[x86] POPCNT and extraneous MOV optimisations
Summary
This merge request adds some optimisations for POPCNT and LZCNT instructions and ones closely related:
- for "popcnt %reg1,%reg2; test %reg2,%reg2", the test instruction gets removed (it also works for "test %reg1,%reg1"). Similarly for "lzcnt %reg1,%reg2; test %reg2,%reg2" (although not "test %reg1,%reg1" this time).
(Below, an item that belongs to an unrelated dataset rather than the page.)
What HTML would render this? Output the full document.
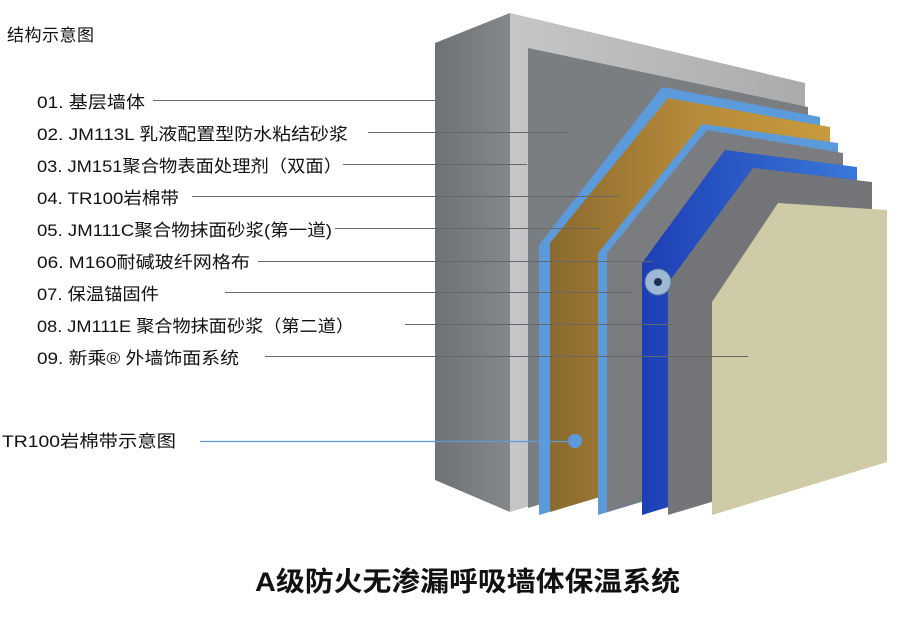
<!DOCTYPE html>
<html><head><meta charset="utf-8"><style>
html,body{margin:0;padding:0;background:#fff;width:902px;height:635px;overflow:hidden}
svg{display:block}
text{font-family:"Liberation Sans","Noto Sans CJK SC",sans-serif;fill:#111}
</style></head><body>
<svg width="902" height="635" viewBox="0 0 902 635">
<defs>
<linearGradient id="side" x1="0" x2="1"><stop offset="0" stop-color="#6f7275"/><stop offset="1" stop-color="#85888b"/></linearGradient>
<linearGradient id="front" x1="0" x2="1"><stop offset="0" stop-color="#c4c6c8"/><stop offset="1" stop-color="#a9abad"/></linearGradient>
<linearGradient id="wool" x1="0" x2="1"><stop offset="0" stop-color="#8a6a2e"/><stop offset="0.5" stop-color="#b58a3a"/><stop offset="1" stop-color="#c79a3c"/></linearGradient>
<linearGradient id="mesh" x1="0" x2="1"><stop offset="0" stop-color="#1d3fb5"/><stop offset="1" stop-color="#3a78d8"/></linearGradient>
</defs>
<!-- wall block -->
<polygon points="435,43 510,13 510,512 435,480" fill="url(#side)"/>
<polygon points="510,13 805,83 805,423 510,512" fill="url(#front)"/>
<polygon points="528,48 808,107 808,424 528,508" fill="#7b7e81"/>
<!-- layers -->
<polygon points="539,515 539,245 662,87 820,117 820,431" fill="#5b9bdc"/>
<polygon points="550,512 550,243 668,98 830,127 830,428" fill="url(#wool)"/>
<polygon points="598,515 598,253 702,124 838,143 838,443" fill="#5b9bdc"/>
<polygon points="607,512 607,253 707,130 843,153 843,441" fill="#7a7c7f"/>
<polygon points="642,515 642,263 725,150 857,167 857,450" fill="url(#mesh)"/>
<polygon points="668,515 668,283 753,168 872,182 872,454" fill="#737578"/>
<polygon points="712,515 712,302 778,203 887,210 887,462" fill="#cfcba6"/>
<!-- anchor -->
<circle cx="658" cy="282" r="13" fill="#9fb8d6" stroke="#5a7aa0" stroke-width="1"/>
<circle cx="658" cy="282" r="4" fill="#1d2f55"/>
<!-- leader lines -->
<g stroke="#666" stroke-width="1">
<line x1="153" y1="100.5" x2="435" y2="100.5"/>
<line x1="368" y1="132.5" x2="567" y2="132.5"/>
<line x1="343" y1="164.5" x2="527" y2="164.5"/>
<line x1="192" y1="196.5" x2="620" y2="196.5"/>
<line x1="335" y1="228.5" x2="600" y2="228.5"/>
<line x1="258" y1="261.5" x2="653" y2="261.5"/>
<line x1="225" y1="292.5" x2="633" y2="292.5"/>
<line x1="405" y1="324.5" x2="672" y2="324.5"/>
<line x1="265" y1="356.5" x2="748" y2="356.5"/>
</g>
<line x1="200" y1="441.5" x2="575" y2="441.5" stroke="#5b9bdc" stroke-width="1.2"/>
<circle cx="575" cy="441" r="7" fill="#5b9bdc"/>
<!-- labels -->
<text x="7" y="41" font-size="17" letter-spacing="0.5">结构示意图</text>
<g font-size="17">
<text x="37" y="108" textLength="108" lengthAdjust="spacingAndGlyphs">01. 基层墙体</text>
<text x="37" y="140" textLength="311" lengthAdjust="spacingAndGlyphs">02. JM113L 乳液配置型防水粘结砂浆</text>
<text x="37" y="172" textLength="305" lengthAdjust="spacingAndGlyphs">03. JM151聚合物表面处理剂（双面）</text>
<text x="37" y="204" textLength="142" lengthAdjust="spacingAndGlyphs">04. TR100岩棉带</text>
<text x="37" y="236" textLength="295" lengthAdjust="spacingAndGlyphs">05. JM111C聚合物抹面砂浆(第一道)</text>
<text x="37" y="268" textLength="213" lengthAdjust="spacingAndGlyphs">06. M160耐碱玻纤网格布</text>
<text x="37" y="300" textLength="122" lengthAdjust="spacingAndGlyphs">07. 保温锚固件</text>
<text x="37" y="332" textLength="317" lengthAdjust="spacingAndGlyphs">08. JM111E 聚合物抹面砂浆（第二道）</text>
<text x="37" y="364" textLength="202" lengthAdjust="spacingAndGlyphs">09. 新乘® 外墙饰面系统</text>
<text x="2" y="447" textLength="174" lengthAdjust="spacingAndGlyphs">TR100岩棉带示意图</text>
</g>
<text x="255" y="591" font-size="27" font-weight="bold" textLength="425" lengthAdjust="spacingAndGlyphs">A级防火无渗漏呼吸墙体保温系统</text>
</svg>
</body></html>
This is a simple extension of PostPeepholeOptTestOr.
- At the end of OptPass1MOV there is now a 'backward optimisation" that looks for "func (oper),%reg1; mov %reg1,%reg2; (dealloc %reg1)" and changes it to "func (oper),%reg2". In this instance 'func' is any operation other than CMOV (because it might not write to the destination) with Rop1 and Wop2 flags. It was originally designed to optimise POPCNT assignments, but it also optimises things like "cvtsd2si %xmm0,%rax; movq %rax,%rcx".
System
- Processor architecture: i386, x86_64
What is the current bug behavior?
N/A
What is the behavior after applying this patch?
- Some sequences of code that use POPCNT and LZCNT are now more efficient.
- Some more extraneous MOV instructions are removed.
Additional notes
- Because the POPCNT/TEST optimisation is not triggered anywhere in the compiler, RTL or packages, a couple of new tests have been introduced to evaluate the optimisations, namely "tests/test/opt/tpopcnt1.pp" and "tests/test/opt/tpopcnt2.pp"
Relevant logs and/or screenshots
The Variants unit under "-CpCOREAVX -OpCOREAVX -CfAVX" receives the most improvement with many optimisations like the following - before:
vdivsd %xmm0,%xmm6,%xmm0
vmulsd %xmm0,%xmm8,%xmm0
vcvtsd2si %xmm0,%rax
movq %rax,%rbx
jmp .Lj689
.p2align 4,,10
.p2align 3
.Lj708:
After:
vdivsd %xmm0,%xmm6,%xmm0
vmulsd %xmm0,%xmm8,%xmm0
vcvtsd2si %xmm0,%rbx
jmp .Lj689
.p2align 4,,10
.p2align 3
.Lj708: